Where do great ideas come from at IT consulting boutiques? From everyone, but especially from consultants who have had recent engaging experiences with customers, or engineers that are motivate the apply a new technology.

Use these ideation tools to discover the pool of possible accelerators and products that your boutique is uniquely positioned to deliver.

Storyboard

Illustrations displayed in sequence for the purpose of visualizing an interactive experience. A good choice if you already have a customer segment and problem areas in mind. Helps assess product desirability and viability risks.

  • Have the team members brainstorm 6 to 12 stories
  • Sketch out the storyboards to describe the customer experience, and how they will experience value
  • Create faux customer quotes to provide context about pain points and benefits from their perspective
  • Be specific about who the customer is and what segments you are targeting

Fake Press Release

Prepare a faux press release for an existing idea, which explains the value proposition for both the customer and your organization. When drafting the press release, consider:

  • “How does it improve the life of the customer?”
  • “What are the benefits to each stakeholder?”

The press release may be prepared in advance of storyboard and other workshops.

One variation of the faux press release is to use a fake customer letter instead. Create a letter from your customer, which explains how happy they are with the new product or accelerator. To better explain the value to your own business, you can draft an imagined reply, which explains how much this has helped your own business.

Card Sorting

Use cards with peers and customers to generate insight. This tool focuses on the most overlooked product risk dimension by technical leaders – desirability.

Prepare with cards created in advance for customer tasks, pain points and potential benefits. Include blank cards as well to fill out during the exercise.

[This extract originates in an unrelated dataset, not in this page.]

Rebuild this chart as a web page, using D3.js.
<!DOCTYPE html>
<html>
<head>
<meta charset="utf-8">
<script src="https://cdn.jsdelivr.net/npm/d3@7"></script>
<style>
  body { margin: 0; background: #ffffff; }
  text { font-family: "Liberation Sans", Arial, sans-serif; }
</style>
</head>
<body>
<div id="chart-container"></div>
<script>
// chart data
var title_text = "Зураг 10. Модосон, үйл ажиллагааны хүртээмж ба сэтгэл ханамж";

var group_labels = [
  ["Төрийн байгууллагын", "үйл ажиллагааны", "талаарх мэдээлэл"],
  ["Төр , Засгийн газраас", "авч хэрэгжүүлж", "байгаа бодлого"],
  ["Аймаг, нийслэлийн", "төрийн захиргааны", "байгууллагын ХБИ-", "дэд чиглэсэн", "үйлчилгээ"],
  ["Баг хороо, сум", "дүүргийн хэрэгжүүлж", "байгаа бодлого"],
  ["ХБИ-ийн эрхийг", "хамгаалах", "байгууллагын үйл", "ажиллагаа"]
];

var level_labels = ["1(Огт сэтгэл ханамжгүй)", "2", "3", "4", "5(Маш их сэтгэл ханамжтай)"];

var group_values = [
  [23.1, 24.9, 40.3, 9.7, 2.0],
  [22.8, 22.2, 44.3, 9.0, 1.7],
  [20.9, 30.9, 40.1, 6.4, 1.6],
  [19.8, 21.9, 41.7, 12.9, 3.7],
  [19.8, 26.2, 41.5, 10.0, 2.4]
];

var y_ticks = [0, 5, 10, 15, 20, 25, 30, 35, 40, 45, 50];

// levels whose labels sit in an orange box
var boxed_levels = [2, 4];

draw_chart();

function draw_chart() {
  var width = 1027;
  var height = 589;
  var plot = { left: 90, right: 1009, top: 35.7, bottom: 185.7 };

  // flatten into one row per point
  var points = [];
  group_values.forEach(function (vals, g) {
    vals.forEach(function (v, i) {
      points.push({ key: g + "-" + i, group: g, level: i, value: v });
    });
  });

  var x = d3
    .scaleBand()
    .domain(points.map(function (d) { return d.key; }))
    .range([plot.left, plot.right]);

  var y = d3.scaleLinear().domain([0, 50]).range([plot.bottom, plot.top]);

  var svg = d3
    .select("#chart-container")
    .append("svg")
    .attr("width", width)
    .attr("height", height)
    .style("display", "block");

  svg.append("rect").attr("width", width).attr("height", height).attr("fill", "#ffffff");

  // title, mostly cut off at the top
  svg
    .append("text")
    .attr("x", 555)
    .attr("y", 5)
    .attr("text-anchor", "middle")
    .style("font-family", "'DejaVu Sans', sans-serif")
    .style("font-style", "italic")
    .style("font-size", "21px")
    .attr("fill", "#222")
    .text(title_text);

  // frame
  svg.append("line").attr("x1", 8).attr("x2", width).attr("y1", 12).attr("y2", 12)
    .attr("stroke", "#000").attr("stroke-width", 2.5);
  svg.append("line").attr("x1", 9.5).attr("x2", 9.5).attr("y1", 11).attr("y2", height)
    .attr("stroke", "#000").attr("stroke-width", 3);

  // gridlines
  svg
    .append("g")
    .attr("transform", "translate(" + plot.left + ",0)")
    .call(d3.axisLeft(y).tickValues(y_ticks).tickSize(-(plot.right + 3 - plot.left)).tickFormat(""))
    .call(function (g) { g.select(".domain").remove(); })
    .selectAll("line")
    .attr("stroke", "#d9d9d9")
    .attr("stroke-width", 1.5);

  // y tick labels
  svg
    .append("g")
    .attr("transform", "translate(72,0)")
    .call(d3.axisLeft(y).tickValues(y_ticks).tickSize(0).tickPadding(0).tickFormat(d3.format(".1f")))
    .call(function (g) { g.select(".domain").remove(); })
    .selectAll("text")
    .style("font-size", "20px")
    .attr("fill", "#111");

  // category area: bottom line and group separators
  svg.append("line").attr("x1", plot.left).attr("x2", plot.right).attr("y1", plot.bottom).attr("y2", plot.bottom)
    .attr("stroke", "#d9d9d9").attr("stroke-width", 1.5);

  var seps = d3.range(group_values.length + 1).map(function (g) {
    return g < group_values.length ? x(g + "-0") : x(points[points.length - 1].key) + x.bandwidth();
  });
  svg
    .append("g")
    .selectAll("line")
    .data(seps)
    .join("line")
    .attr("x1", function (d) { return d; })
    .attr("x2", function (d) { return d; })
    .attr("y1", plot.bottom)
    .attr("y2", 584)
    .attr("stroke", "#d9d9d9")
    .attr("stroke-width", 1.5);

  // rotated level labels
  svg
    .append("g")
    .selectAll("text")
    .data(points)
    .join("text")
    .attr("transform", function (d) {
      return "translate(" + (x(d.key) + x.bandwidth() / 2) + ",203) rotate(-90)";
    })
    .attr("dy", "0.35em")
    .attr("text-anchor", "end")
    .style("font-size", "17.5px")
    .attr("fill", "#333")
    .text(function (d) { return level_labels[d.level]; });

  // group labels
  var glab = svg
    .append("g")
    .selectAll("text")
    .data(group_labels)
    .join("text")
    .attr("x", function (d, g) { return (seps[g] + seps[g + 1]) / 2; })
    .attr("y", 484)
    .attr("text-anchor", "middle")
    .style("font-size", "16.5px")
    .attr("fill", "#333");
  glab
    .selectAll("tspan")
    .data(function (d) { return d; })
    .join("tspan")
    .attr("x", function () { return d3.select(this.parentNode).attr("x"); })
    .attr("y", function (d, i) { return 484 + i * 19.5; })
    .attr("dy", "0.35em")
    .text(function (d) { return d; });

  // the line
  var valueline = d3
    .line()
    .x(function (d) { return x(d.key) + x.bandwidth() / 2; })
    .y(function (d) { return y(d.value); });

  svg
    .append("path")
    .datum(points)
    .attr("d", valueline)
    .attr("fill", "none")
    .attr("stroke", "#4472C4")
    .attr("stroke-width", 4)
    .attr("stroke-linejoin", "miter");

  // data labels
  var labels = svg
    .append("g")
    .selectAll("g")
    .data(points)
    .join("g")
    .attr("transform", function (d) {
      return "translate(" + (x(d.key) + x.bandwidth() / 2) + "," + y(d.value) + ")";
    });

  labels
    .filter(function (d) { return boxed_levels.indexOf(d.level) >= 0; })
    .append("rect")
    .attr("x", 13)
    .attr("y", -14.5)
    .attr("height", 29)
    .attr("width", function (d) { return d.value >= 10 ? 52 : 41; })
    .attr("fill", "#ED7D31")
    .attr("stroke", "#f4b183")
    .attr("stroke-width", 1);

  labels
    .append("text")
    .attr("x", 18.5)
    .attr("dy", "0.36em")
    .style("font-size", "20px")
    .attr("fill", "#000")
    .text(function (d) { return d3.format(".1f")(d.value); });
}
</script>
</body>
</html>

Facilitate by reviewing categories of customer tasks, pain points and possible opportunities the team has witnessed in the market. Participants are required to map the cards to categories and rank them by importance.

Guidelines include:

  • Talk out loud as you explain and rank cards
  • Make a habit if asking if any cards are missing as you move between categories
  • Assign one person to take notes during discussion to capture qualitative statements made by participants

To summarize and identify next steps, identify any themes you have discovered. Take a tally of how each participant has ranked their top 3 customer tasks, pain points or opportunities.